One that stands out occurred a number of years ago when an ice storm knocked out power to the entire city, including our main campus. Fortunately we have back up battery power for our fire alarm systems, emergency lighting and our access control, which made it possible for researchers to check on things in the lab. What we didn't anticipate was that the batteries that controlled the doors allowing people to get out ran out of charge before the one controlling entry, so we ended up with some people trapped inside our Physics building.
Many moons later we have increased our emergency power generating capacity a thousand fold.
We live and learn.
Wayne Wood | Director, Environmental Health and Safety - Directeur, Sante´, securite´ et environnement| McGill University | 3610 rue McTavish Street, 4th floor | Montreal, Quebec, Canada, H3A 1Y2 | Tel: (514) 398-2391
From: ACS Division of Chemical Health and Safety <DCHAS-L**At_Symbol_Here**PRINCETON.EDU>
On Behalf Of Frankie Wood-Black
Sent: Wednesday, November 21, 2018 9:08 AM
Subject: [DCHAS-L] Help for a Paper - Useful tips and hints for dealing with an Uh-Oh.

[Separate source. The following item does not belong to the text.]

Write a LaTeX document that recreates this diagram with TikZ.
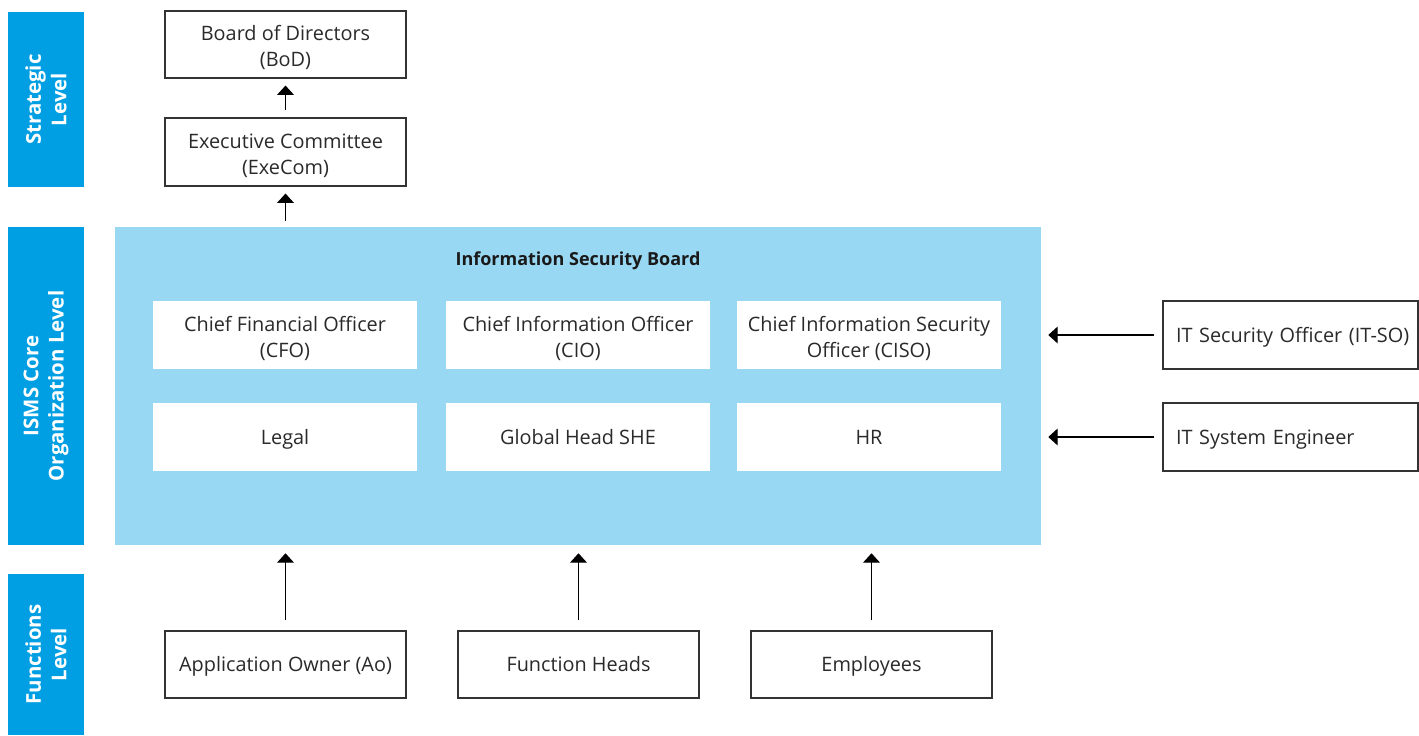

Folks - I have an idea for a paper that I think will be a good one for safety professionals dealing with Uh-ohs. For those that contribute, I will make sure that your name is listed as a co-author (unless you specify otherwise due to sanitization issues to get the information out). Here is the idea.
Most of us have encountered an un-oh along the way in our careers. and, even though we may have had a plan in place, something always occurs that we weren't expecting, or a problem needs to be addressed when the right equipment is not onsite or is unavailable at that instant. For example, during a spill event/flooding event, hydrocarbon was released into a dike. One could smell the VOCs, and although clean up efforts were underway with all the proper safety gear, the question of off-site impacts would be there due to the proximity of the neighbors. So, the solution at 3 am in the morning? We used some passive VOC IH monitors on trees at the edge of the property. We did an 8-hour exposure, to document the potential offsite impacts (the distance was far enough away that there was no detectable VOC at the locations), but it was worth the public relations effort.
Another example, related to a post hurricane response and land line phones. They became the only means of communication for several hours due to the loss of power and cell phone towers.
I am hoping that each of you has a snipet like this - that you might be able to contribute to a paper to help the next generation of safety and response folks as to what they may have in their creative tool bag, to handle a situation. The particulars of the event may not be relevant except to show how the potential solution worked - which may make it easier to communicate lessons learned.
Any contributors? I will be trying to write the paper over the December break.